### TASK
Without the images, write out the whole listing exactly.

BEGIN

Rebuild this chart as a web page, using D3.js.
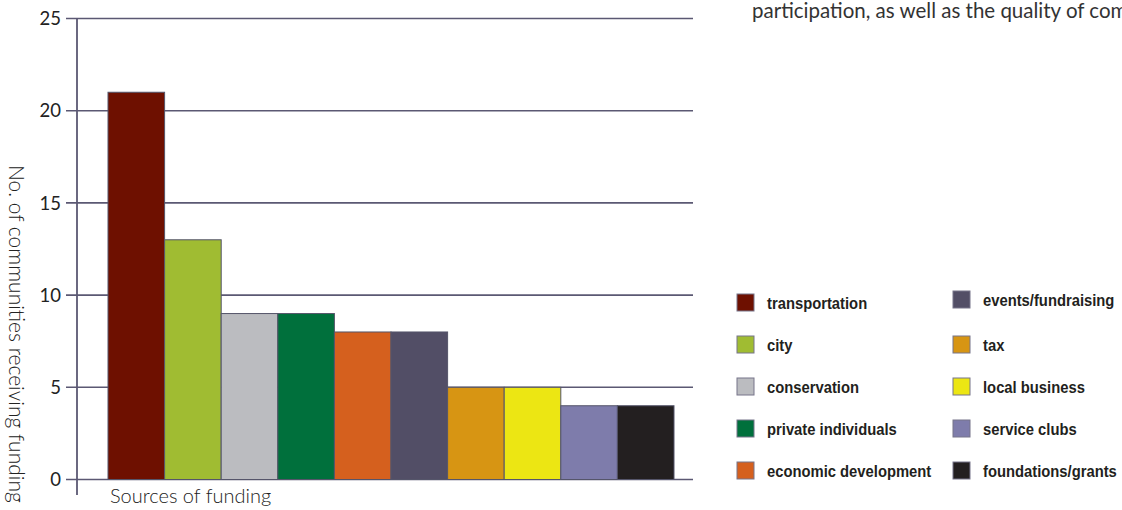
<!DOCTYPE html>
<html>
<head>
<meta charset="utf-8">
<script src="https://cdn.jsdelivr.net/npm/d3@7"></script>
<style>
  body { margin: 0; background: #fff; }
  svg { display: block; }
</style>
</head>
<body>
<svg></svg>
<script>
// data
var sources = ["transportation", "city", "conservation", "private individuals", "economic development",
               "events/fundraising", "tax", "local business", "service clubs", "foundations/grants"];
var counts = [21, 13, 9, 9, 8, 8, 5, 5, 4, 4];
var colours = ["#6e1000", "#a0bc32", "#bbbcc0", "#00703c", "#d5601e",
               "#524e66", "#d79513", "#ece613", "#7e7cab", "#231f20"];
var yTicks = [0, 5, 10, 15, 20, 25];

var svgW = 1122, svgH = 510;
var svg = d3.select("svg").attr("width", svgW).attr("height", svgH);

var axisCol = "#5b5873";
var lightFont = "Lato, 'Open Sans', sans-serif";

var yScale = d3.scaleLinear().domain([0, 25]).range([479.5, 18.5]);
var xScale = d3.scaleBand().domain(sources).range([108, 674]).padding(0);

// gridlines + tick marks
svg.append("g").selectAll("line")
  .data(yTicks)
  .enter().append("line")
  .attr("x1", 66).attr("x2", 693)
  .attr("y1", function(d) { return yScale(d); })
  .attr("y2", function(d) { return yScale(d); })
  .style("stroke", axisCol)
  .style("stroke-width", 1.6);

// vertical axis line
svg.append("line")
  .attr("x1", 77).attr("x2", 77)
  .attr("y1", yScale(25)).attr("y2", 495)
  .style("stroke", axisCol)
  .style("stroke-width", 1.8);

// tick labels
svg.append("g").selectAll("text")
  .data(yTicks)
  .enter().append("text")
  .attr("x", 61)
  .attr("y", function(d) { return yScale(d); })
  .attr("dy", "0.36em")
  .style("text-anchor", "end")
  .style("font-family", lightFont)
  .style("font-size", "18.5px")
  .style("fill", "#222")
  .text(function(d) { return d; });

// bars
svg.append("g").selectAll("rect")
  .data(counts)
  .enter().append("rect")
  .attr("x", function(d, i) { return xScale(sources[i]); })
  .attr("width", xScale.bandwidth())
  .attr("y", function(d) { return yScale(d); })
  .attr("height", function(d) { return yScale(0) - yScale(d); })
  .style("fill", function(d, i) { return colours[i]; })
  .style("stroke", "#55556a")
  .style("stroke-width", 1);

// axis titles
svg.append("text")
  .attr("transform", "translate(9,165) rotate(90)")
  .style("font-family", lightFont)
  .style("font-weight", 300)
  .style("font-size", "21px")
  .style("fill", "#222")
  .text("No. of communities receiving funding");

svg.append("text")
  .attr("x", 110)
  .attr("y", 503)
  .style("font-family", lightFont)
  .style("font-weight", 300)
  .style("font-size", "20px")
  .style("fill", "#222")
  .text("Sources of funding");

// stray text from the page it was cut from (cut at the right edge in the original too)
svg.append("text")
  .attr("x", 752)
  .attr("y", 18)
  .style("font-family", lightFont)
  .style("font-size", "20.5px")
  .style("fill", "#333")
  .text("participation, as well as the quality of com");

// legend, two columns of five
var legend = svg.selectAll(".legend")
  .data(sources)
  .enter().append("g")
  .attr("class", "legend")
  .attr("transform", function(d, i) {
    var col = Math.floor(i / 5), row = i % 5;
    return "translate(" + (737 + col * 216) + "," + (294 + row * 42 - (col == 1 && row == 0 ? 3 : 0)) + ")";
  });

legend.append("rect")
  .attr("width", 17).attr("height", 17)
  .style("fill", function(d, i) { return colours[i]; })
  .style("stroke", "#77758a")
  .style("stroke-width", 1);

// condensed bold look: squeeze a regular bold face sideways
legend.append("text")
  .attr("transform", "translate(30,15) scale(0.87,1)")
  .style("font-family", "'Liberation Sans', Arial, sans-serif")
  .style("font-weight", "bold")
  .style("font-size", "17px")
  .style("fill", "#231f20")
  .text(function(d) { return d; });
</script>
</body>
</html>
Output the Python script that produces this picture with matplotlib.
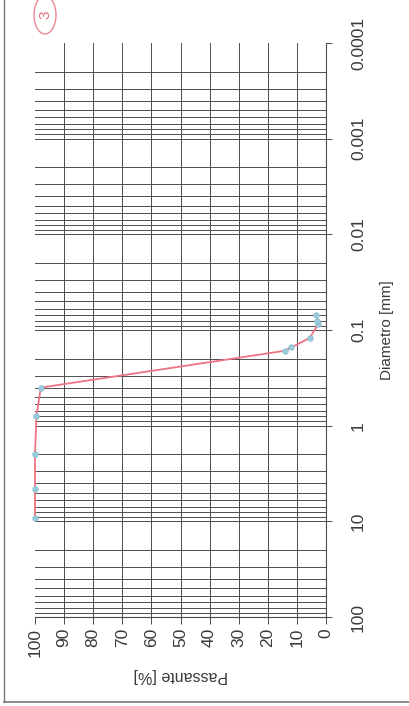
import matplotlib
matplotlib.use("Agg")
import matplotlib.pyplot as plt
from matplotlib.patches import Circle

plt.rcParams['font.family'] = ['Liberation Sans', 'DejaVu Sans']

# grain size data (diameter in mm, passing in %)
diametro = [9.2, 4.6, 2.0, 0.8, 0.4, 0.165, 0.152, 0.121, 0.087, 0.080, 0.069]
passante = [100, 100, 100, 99.5, 98, 14.2, 11.9, 5.6, 2.7, 3.0, 3.3]

pass_ticks = [100, 90, 80, 70, 60, 50, 40, 30, 20, 10, 0]
diam_ticks = [100, 10, 1, 0.1, 0.01, 0.001, 0.0001]
diam_labels = ["100", "10", "1", "0.1", "0.01", "0.001", "0.0001"]

W, H = 409, 706
fig = plt.figure(figsize=(W / 100, H / 100), dpi=100)
ax = fig.add_axes([35 / W, 89 / H, (326 - 35) / W, (617 - 43) / H])

ax.set_yscale("log")
ax.set_xlim(100, 0)
ax.set_ylim(100, 0.0001)

gc = "#4d4d4d"
# horizontal grid (every 1..9 of each decade), no line at the top edge
for e in range(-4, 2):
    for k in range(1, 10):
        v = k * 10.0 ** e
        if v <= 1e-4 * 1.01:
            continue
        ax.axhline(v, color=gc, lw=0.7, zorder=1)
# vertical grid every 10 %
for p in range(10, 100, 10):
    ax.axvline(p, color=gc, lw=0.7, zorder=1)

ax.plot(passante, diametro, color="#ef7482", lw=1.3, zorder=3, clip_on=False)
ax.plot(passante, diametro, "o", ms=4, color="#9ccbdc", mec="#86bacd",
        mew=0.5, zorder=4, clip_on=False)

for s in ["left", "top"]:
    ax.spines[s].set_visible(False)
for s in ["bottom", "right"]:
    ax.spines[s].set_color(gc)
    ax.spines[s].set_linewidth(0.8)

ax.set_xticks(pass_ticks)
ax.set_xticklabels([str(t) for t in pass_ticks], rotation=90, fontsize=12.5,
                   color="#3a3a3a")
ax.yaxis.tick_right()
ax.yaxis.set_label_position("right")
ax.set_yticks(diam_ticks)
ax.set_yticklabels(diam_labels, rotation=90, fontsize=12.5, color="#3a3a3a",
                   va="center")
ax.yaxis.set_minor_locator(matplotlib.ticker.NullLocator())
ax.tick_params(axis="x", length=5, width=0.7, color=gc, pad=3)
ax.tick_params(axis="y", length=4, width=0.7, color=gc, pad=14)

ax.set_xlabel("Passante [%]", rotation=180, fontsize=11.5, color="#3a3a3a",
              labelpad=8)
ax.set_ylabel("Diametro [mm]", rotation=90, fontsize=11, color="#3a3a3a",
              labelpad=10)

# scanned page border and circled sheet number
fig.add_artist(plt.Line2D([4 / W, 4 / W], [4 / H, 1], color="#777777", lw=1.0))
fig.add_artist(plt.Line2D([4 / W, 1], [4 / H, 4 / H], color="#777777", lw=1.2))
fig.add_artist(Circle((45 / W, 1 - 15 / H), 11 / W, transform=fig.transFigure,
                      fill=False, ec="#ec8a94", lw=1.0))
fig.text(45 / W, 1 - 15 / H, "3", rotation=90, ha="center", va="center",
         fontsize=11, color="#e36f7c")

fig.savefig("out.png", dpi=100)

END

### IN RESPONSE
Rebuild this chart as a web page, using D3.js.
<!DOCTYPE html>
<html>
<head>
<meta charset="utf-8">
<script src="https://cdn.jsdelivr.net/npm/d3@7"></script>
<style>
  body { margin: 0; background: #fff; }
  svg { display: block; }
</style>
</head>
<body>
<svg></svg>
<script>
// data
var sources = ["transportation", "city", "conservation", "private individuals", "economic development",
               "events/fundraising", "tax", "local business", "service clubs", "foundations/grants"];
var counts = [21, 13, 9, 9, 8, 8, 5, 5, 4, 4];
var colours = ["#6e1000", "#a0bc32", "#bbbcc0", "#00703c", "#d5601e",
               "#524e66", "#d79513", "#ece613", "#7e7cab", "#231f20"];
var yTicks = [0, 5, 10, 15, 20, 25];

var svgW = 1122, svgH = 510;
var svg = d3.select("svg").attr("width", svgW).attr("height", svgH);

var axisCol = "#5b5873";
var lightFont = "Lato, 'Open Sans', sans-serif";

var yScale = d3.scaleLinear().domain([0, 25]).range([479.5, 18.5]);
var xScale = d3.scaleBand().domain(sources).range([108, 674]).padding(0);

// gridlines + tick marks
svg.append("g").selectAll("line")
  .data(yTicks)
  .enter().append("line")
  .attr("x1", 66).attr("x2", 693)
  .attr("y1", function(d) { return yScale(d); })
  .attr("y2", function(d) { return yScale(d); })
  .style("stroke", axisCol)
  .style("stroke-width", 1.6);

// vertical axis line
svg.append("line")
  .attr("x1", 77).attr("x2", 77)
  .attr("y1", yScale(25)).attr("y2", 495)
  .style("stroke", axisCol)
  .style("stroke-width", 1.8);

// tick labels
svg.append("g").selectAll("text")
  .data(yTicks)
  .enter().append("text")
  .attr("x", 61)
  .attr("y", function(d) { return yScale(d); })
  .attr("dy", "0.36em")
  .style("text-anchor", "end")
  .style("font-family", lightFont)
  .style("font-size", "18.5px")
  .style("fill", "#222")
  .text(function(d) { return d; });

// bars
svg.append("g").selectAll("rect")
  .data(counts)
  .enter().append("rect")
  .attr("x", function(d, i) { return xScale(sources[i]); })
  .attr("width", xScale.bandwidth())
  .attr("y", function(d) { return yScale(d); })
  .attr("height", function(d) { return yScale(0) - yScale(d); })
  .style("fill", function(d, i) { return colours[i]; })
  .style("stroke", "#55556a")
  .style("stroke-width", 1);

// axis titles
svg.append("text")
  .attr("transform", "translate(9,165) rotate(90)")
  .style("font-family", lightFont)
  .style("font-weight", 300)
  .style("font-size", "21px")
  .style("fill", "#222")
  .text("No. of communities receiving funding");

svg.append("text")
  .attr("x", 110)
  .attr("y", 503)
  .style("font-family", lightFont)
  .style("font-weight", 300)
  .style("font-size", "20px")
  .style("fill", "#222")
  .text("Sources of funding");

// stray text from the page it was cut from (cut at the right edge in the original too)
svg.append("text")
  .attr("x", 752)
  .attr("y", 18)
  .style("font-family", lightFont)
  .style("font-size", "20.5px")
  .style("fill", "#333")
  .text("participation, as well as the quality of com");

// legend, two columns of five
var legend = svg.selectAll(".legend")
  .data(sources)
  .enter().append("g")
  .attr("class", "legend")
  .attr("transform", function(d, i) {
    var col = Math.floor(i / 5), row = i % 5;
    return "translate(" + (737 + col * 216) + "," + (294 + row * 42 - (col == 1 && row == 0 ? 3 : 0)) + ")";
  });

legend.append("rect")
  .attr("width", 17).attr("height", 17)
  .style("fill", function(d, i) { return colours[i]; })
  .style("stroke", "#77758a")
  .style("stroke-width", 1);

// condensed bold look: squeeze a regular bold face sideways
legend.append("text")
  .attr("transform", "translate(30,15) scale(0.87,1)")
  .style("font-family", "'Liberation Sans', Arial, sans-serif")
  .style("font-weight", "bold")
  .style("font-size", "17px")
  .style("fill", "#231f20")
  .text(function(d) { return d; });
</script>
</body>
</html>
Output the Python script that produces this picture with matplotlib.
import matplotlib
matplotlib.use("Agg")
import matplotlib.pyplot as plt
from matplotlib.patches import Circle

plt.rcParams['font.family'] = ['Liberation Sans', 'DejaVu Sans']

# grain size data (diameter in mm, passing in %)
diametro = [9.2, 4.6, 2.0, 0.8, 0.4, 0.165, 0.152, 0.121, 0.087, 0.080, 0.069]
passante = [100, 100, 100, 99.5, 98, 14.2, 11.9, 5.6, 2.7, 3.0, 3.3]

pass_ticks = [100, 90, 80, 70, 60, 50, 40, 30, 20, 10, 0]
diam_ticks = [100, 10, 1, 0.1, 0.01, 0.001, 0.0001]
diam_labels = ["100", "10", "1", "0.1", "0.01", "0.001", "0.0001"]

W, H = 409, 706
fig = plt.figure(figsize=(W / 100, H / 100), dpi=100)
ax = fig.add_axes([35 / W, 89 / H, (326 - 35) / W, (617 - 43) / H])

ax.set_yscale("log")
ax.set_xlim(100, 0)
ax.set_ylim(100, 0.0001)

gc = "#4d4d4d"
# horizontal grid (every 1..9 of each decade), no line at the top edge
for e in range(-4, 2):
    for k in range(1, 10):
        v = k * 10.0 ** e
        if v <= 1e-4 * 1.01:
            continue
        ax.axhline(v, color=gc, lw=0.7, zorder=1)
# vertical grid every 10 %
for p in range(10, 100, 10):
    ax.axvline(p, color=gc, lw=0.7, zorder=1)

ax.plot(passante, diametro, color="#ef7482", lw=1.3, zorder=3, clip_on=False)
ax.plot(passante, diametro, "o", ms=4, color="#9ccbdc", mec="#86bacd",
        mew=0.5, zorder=4, clip_on=False)

for s in ["left", "top"]:
    ax.spines[s].set_visible(False)
for s in ["bottom", "right"]:
    ax.spines[s].set_color(gc)
    ax.spines[s].set_linewidth(0.8)

ax.set_xticks(pass_ticks)
ax.set_xticklabels([str(t) for t in pass_ticks], rotation=90, fontsize=12.5,
                   color="#3a3a3a")
ax.yaxis.tick_right()
ax.yaxis.set_label_position("right")
ax.set_yticks(diam_ticks)
ax.set_yticklabels(diam_labels, rotation=90, fontsize=12.5, color="#3a3a3a",
                   va="center")
ax.yaxis.set_minor_locator(matplotlib.ticker.NullLocator())
ax.tick_params(axis="x", length=5, width=0.7, color=gc, pad=3)
ax.tick_params(axis="y", length=4, width=0.7, color=gc, pad=14)

ax.set_xlabel("Passante [%]", rotation=180, fontsize=11.5, color="#3a3a3a",
              labelpad=8)
ax.set_ylabel("Diametro [mm]", rotation=90, fontsize=11, color="#3a3a3a",
              labelpad=10)

# scanned page border and circled sheet number
fig.add_artist(plt.Line2D([4 / W, 4 / W], [4 / H, 1], color="#777777", lw=1.0))
fig.add_artist(plt.Line2D([4 / W, 1], [4 / H, 4 / H], color="#777777", lw=1.2))
fig.add_artist(Circle((45 / W, 1 - 15 / H), 11 / W, transform=fig.transFigure,
                      fill=False, ec="#ec8a94", lw=1.0))
fig.text(45 / W, 1 - 15 / H, "3", rotation=90, ha="center", va="center",
         fontsize=11, color="#e36f7c")

fig.savefig("out.png", dpi=100)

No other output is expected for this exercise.